• _RECORDS FOR THIS EXERCISE_
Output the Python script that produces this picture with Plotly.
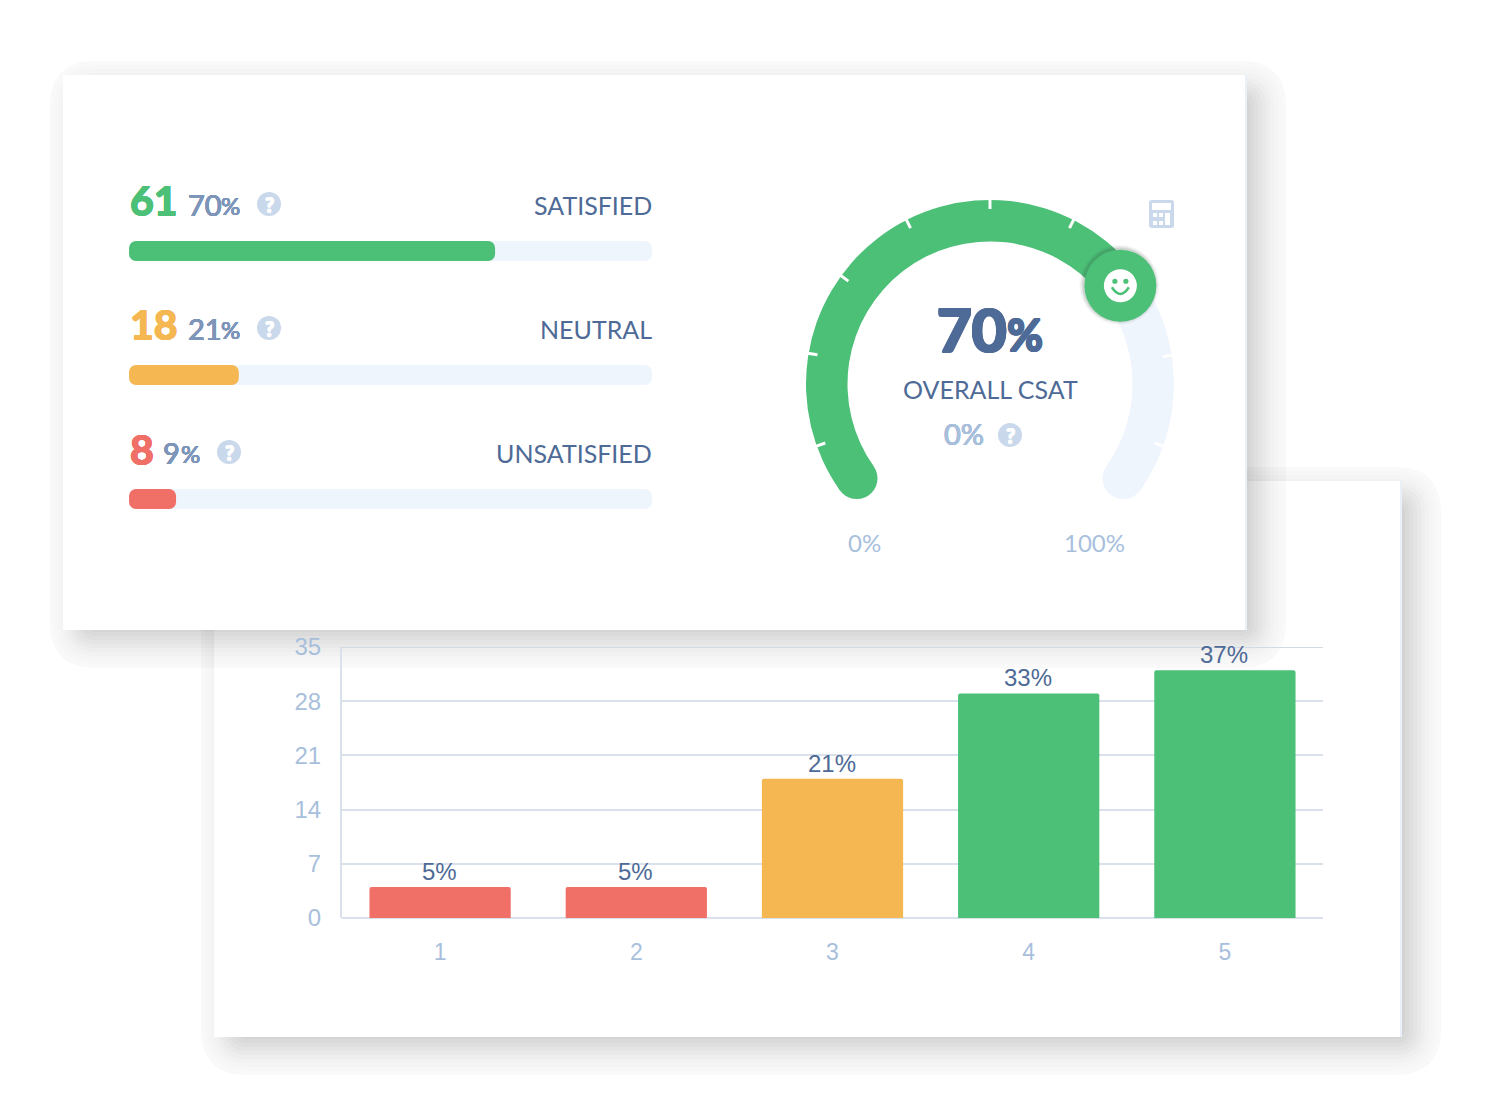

* * *

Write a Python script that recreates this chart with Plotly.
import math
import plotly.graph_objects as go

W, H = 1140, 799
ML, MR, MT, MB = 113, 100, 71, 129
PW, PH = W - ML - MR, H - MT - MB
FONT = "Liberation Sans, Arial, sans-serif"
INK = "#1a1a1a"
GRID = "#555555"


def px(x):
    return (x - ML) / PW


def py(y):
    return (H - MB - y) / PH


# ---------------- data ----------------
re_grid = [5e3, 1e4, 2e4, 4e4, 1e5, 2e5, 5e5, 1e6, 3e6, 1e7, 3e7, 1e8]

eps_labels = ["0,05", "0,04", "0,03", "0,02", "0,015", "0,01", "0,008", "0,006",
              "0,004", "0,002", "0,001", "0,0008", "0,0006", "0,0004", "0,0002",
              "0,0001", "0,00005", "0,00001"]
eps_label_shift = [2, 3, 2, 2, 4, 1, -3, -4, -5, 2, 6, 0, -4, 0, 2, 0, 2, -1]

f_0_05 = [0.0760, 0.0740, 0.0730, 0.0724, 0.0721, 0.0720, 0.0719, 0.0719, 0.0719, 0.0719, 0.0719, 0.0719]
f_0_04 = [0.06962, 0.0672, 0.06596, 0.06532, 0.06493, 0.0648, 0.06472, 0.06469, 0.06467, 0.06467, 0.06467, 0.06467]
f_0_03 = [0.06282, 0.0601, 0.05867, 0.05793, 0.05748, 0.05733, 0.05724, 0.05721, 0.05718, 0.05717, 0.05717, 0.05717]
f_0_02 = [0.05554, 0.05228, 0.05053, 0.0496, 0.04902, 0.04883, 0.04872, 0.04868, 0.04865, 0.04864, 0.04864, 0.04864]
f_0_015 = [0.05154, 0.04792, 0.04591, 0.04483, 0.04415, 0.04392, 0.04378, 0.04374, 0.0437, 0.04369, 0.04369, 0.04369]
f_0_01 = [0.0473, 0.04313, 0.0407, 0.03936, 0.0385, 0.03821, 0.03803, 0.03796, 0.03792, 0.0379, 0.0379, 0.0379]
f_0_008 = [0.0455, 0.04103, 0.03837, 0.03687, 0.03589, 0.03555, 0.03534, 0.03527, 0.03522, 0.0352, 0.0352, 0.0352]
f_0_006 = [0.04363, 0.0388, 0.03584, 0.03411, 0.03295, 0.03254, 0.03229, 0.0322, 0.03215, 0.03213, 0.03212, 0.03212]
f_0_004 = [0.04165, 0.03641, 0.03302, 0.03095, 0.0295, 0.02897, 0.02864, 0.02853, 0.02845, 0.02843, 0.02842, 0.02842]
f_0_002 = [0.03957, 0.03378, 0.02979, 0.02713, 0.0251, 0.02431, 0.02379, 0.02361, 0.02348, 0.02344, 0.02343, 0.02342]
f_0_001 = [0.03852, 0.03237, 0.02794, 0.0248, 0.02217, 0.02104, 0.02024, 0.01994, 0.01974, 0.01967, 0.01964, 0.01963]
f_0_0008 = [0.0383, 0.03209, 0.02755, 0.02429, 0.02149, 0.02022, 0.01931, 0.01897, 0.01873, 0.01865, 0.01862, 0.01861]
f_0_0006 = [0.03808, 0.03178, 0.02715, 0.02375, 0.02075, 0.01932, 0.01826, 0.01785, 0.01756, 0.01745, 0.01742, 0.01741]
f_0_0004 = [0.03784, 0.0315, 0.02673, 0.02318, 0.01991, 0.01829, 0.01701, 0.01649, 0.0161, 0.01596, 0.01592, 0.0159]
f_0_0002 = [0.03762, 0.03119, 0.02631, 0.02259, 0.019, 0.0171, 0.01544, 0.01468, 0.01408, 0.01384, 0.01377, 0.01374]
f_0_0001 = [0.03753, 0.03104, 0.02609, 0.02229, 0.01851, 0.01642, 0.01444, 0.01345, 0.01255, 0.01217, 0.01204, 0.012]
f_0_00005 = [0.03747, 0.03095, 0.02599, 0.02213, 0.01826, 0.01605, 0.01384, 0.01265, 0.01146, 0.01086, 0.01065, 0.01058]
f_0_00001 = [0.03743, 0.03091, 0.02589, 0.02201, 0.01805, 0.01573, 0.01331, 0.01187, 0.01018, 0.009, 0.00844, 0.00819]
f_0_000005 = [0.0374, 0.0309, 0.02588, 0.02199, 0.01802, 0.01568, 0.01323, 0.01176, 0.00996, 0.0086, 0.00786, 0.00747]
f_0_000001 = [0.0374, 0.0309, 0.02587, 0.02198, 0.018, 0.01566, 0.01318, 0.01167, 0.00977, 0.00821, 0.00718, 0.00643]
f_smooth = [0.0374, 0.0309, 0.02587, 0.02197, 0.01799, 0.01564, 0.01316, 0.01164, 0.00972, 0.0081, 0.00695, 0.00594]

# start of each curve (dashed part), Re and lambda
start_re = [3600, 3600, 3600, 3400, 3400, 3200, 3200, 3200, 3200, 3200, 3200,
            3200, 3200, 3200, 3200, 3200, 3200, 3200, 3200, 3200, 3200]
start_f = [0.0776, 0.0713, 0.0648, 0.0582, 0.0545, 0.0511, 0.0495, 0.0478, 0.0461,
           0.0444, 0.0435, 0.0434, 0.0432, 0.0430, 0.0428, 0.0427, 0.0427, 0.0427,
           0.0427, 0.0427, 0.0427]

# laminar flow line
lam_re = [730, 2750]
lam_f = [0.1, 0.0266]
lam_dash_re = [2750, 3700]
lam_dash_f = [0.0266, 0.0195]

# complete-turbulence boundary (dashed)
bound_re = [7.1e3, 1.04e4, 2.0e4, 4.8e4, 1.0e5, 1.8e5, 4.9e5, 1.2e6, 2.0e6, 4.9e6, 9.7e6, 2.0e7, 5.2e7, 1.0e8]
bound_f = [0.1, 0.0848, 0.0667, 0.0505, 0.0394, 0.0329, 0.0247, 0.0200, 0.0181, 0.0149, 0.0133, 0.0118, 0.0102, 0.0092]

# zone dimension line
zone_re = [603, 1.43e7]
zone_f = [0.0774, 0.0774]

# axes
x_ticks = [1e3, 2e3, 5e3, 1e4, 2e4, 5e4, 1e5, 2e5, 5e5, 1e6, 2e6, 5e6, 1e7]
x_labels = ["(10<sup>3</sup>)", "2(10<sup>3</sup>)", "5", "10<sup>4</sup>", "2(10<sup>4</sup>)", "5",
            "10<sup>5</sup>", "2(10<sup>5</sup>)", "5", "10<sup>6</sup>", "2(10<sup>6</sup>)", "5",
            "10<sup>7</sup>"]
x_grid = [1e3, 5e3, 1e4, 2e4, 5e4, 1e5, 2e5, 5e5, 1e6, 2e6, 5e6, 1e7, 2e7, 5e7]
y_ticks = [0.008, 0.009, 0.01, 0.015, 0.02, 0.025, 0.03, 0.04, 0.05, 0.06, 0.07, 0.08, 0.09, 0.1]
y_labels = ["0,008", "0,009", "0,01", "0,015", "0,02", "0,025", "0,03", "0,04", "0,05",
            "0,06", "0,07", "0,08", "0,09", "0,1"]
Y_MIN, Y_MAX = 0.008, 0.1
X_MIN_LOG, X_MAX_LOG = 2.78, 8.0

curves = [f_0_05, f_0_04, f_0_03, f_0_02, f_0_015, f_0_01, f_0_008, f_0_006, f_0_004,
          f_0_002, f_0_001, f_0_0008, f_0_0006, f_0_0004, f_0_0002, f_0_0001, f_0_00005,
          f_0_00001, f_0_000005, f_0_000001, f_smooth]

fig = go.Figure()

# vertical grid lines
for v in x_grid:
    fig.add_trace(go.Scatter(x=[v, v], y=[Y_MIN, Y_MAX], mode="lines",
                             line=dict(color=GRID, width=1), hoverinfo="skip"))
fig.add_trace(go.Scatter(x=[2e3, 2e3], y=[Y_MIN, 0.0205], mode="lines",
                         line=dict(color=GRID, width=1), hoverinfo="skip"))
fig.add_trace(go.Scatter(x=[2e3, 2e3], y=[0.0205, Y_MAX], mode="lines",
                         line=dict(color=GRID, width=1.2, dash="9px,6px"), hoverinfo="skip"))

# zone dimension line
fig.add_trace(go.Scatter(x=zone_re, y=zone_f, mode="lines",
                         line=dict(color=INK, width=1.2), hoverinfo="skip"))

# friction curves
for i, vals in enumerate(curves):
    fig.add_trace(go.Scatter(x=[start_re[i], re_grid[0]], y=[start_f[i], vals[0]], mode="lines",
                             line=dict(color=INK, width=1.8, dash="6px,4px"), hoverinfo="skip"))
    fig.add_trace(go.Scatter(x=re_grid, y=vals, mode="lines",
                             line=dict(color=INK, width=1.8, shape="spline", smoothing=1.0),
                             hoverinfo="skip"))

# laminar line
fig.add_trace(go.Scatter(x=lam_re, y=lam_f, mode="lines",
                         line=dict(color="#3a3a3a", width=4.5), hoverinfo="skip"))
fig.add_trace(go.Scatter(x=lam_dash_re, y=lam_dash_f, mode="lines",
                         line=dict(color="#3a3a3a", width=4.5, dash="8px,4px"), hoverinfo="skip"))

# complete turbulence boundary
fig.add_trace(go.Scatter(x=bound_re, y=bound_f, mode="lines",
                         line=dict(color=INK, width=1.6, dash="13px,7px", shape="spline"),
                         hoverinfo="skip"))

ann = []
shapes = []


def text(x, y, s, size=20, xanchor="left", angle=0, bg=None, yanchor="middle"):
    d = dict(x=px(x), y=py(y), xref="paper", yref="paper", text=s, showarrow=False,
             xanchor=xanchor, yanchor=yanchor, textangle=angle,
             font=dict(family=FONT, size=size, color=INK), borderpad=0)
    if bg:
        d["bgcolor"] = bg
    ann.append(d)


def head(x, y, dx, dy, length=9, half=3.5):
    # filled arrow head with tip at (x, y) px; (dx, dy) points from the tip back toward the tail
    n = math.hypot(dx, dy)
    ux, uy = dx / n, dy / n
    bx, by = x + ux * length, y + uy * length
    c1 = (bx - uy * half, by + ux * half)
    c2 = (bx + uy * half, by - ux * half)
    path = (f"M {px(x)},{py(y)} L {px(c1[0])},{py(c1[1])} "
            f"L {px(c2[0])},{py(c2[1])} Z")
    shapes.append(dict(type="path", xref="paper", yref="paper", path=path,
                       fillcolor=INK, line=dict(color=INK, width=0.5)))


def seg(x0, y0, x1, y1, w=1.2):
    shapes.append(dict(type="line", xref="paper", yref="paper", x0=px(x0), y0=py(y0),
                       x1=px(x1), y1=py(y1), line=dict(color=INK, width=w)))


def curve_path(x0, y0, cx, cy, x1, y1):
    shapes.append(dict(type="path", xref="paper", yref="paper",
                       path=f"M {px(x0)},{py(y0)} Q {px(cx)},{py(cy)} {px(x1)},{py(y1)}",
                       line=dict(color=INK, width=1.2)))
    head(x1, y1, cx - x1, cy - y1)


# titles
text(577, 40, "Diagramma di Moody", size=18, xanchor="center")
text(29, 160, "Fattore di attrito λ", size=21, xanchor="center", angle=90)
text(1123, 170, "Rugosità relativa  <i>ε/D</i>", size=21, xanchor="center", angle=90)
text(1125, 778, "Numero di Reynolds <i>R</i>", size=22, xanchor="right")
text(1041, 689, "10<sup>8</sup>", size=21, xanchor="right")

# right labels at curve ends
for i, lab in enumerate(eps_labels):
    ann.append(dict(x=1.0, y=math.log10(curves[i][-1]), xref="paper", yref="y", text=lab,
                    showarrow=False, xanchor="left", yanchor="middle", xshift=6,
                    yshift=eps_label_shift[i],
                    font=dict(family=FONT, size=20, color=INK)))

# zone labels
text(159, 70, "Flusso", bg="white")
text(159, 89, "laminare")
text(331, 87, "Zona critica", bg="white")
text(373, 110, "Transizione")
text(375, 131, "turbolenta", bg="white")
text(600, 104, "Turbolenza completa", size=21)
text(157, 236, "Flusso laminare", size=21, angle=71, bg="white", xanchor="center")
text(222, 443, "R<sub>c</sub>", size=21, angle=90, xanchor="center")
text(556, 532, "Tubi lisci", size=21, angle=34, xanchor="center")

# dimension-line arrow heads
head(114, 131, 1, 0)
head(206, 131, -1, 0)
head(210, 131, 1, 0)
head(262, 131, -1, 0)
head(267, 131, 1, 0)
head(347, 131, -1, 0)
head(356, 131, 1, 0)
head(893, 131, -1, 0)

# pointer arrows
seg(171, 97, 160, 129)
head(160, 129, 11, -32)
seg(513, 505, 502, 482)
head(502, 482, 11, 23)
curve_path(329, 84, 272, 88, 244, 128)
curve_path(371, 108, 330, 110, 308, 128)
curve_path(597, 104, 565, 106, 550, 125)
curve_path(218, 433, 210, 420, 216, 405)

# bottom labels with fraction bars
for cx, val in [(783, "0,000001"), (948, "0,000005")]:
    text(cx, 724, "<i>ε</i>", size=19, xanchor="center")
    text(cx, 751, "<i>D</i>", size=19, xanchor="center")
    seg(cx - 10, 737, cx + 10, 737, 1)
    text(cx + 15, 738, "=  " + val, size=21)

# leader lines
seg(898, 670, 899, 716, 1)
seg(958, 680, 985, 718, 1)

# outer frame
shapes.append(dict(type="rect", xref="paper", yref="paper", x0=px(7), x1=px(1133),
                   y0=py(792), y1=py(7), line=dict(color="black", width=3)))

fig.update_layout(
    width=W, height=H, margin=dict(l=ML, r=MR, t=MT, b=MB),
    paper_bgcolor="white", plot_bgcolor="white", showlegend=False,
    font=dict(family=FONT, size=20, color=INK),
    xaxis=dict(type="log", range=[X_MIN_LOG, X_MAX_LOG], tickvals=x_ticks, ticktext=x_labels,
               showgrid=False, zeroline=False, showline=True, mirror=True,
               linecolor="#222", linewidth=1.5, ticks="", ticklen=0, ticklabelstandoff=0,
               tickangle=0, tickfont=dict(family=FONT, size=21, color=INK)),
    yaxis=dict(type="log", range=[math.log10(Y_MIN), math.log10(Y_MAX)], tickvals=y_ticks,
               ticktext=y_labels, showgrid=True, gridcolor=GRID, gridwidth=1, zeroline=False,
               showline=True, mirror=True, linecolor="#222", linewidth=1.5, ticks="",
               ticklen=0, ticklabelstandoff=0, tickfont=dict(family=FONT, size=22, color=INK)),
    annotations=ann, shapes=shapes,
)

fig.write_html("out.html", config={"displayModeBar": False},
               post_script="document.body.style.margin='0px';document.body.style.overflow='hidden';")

• _THE EXERCISE_
Write out exactly the lines from the one with "Write a Python" through the one with "0, 2, 0, 2, -1]", including both, and no others.

• _SOLUTION TO THE PROBLEM_
Write a Python script that recreates this chart with Plotly.
import math
import plotly.graph_objects as go

W, H = 1140, 799
ML, MR, MT, MB = 113, 100, 71, 129
PW, PH = W - ML - MR, H - MT - MB
FONT = "Liberation Sans, Arial, sans-serif"
INK = "#1a1a1a"
GRID = "#555555"


def px(x):
    return (x - ML) / PW


def py(y):
    return (H - MB - y) / PH


# ---------------- data ----------------
re_grid = [5e3, 1e4, 2e4, 4e4, 1e5, 2e5, 5e5, 1e6, 3e6, 1e7, 3e7, 1e8]

eps_labels = ["0,05", "0,04", "0,03", "0,02", "0,015", "0,01", "0,008", "0,006",
              "0,004", "0,002", "0,001", "0,0008", "0,0006", "0,0004", "0,0002",
              "0,0001", "0,00005", "0,00001"]
eps_label_shift = [2, 3, 2, 2, 4, 1, -3, -4, -5, 2, 6, 0, -4, 0, 2, 0, 2, -1]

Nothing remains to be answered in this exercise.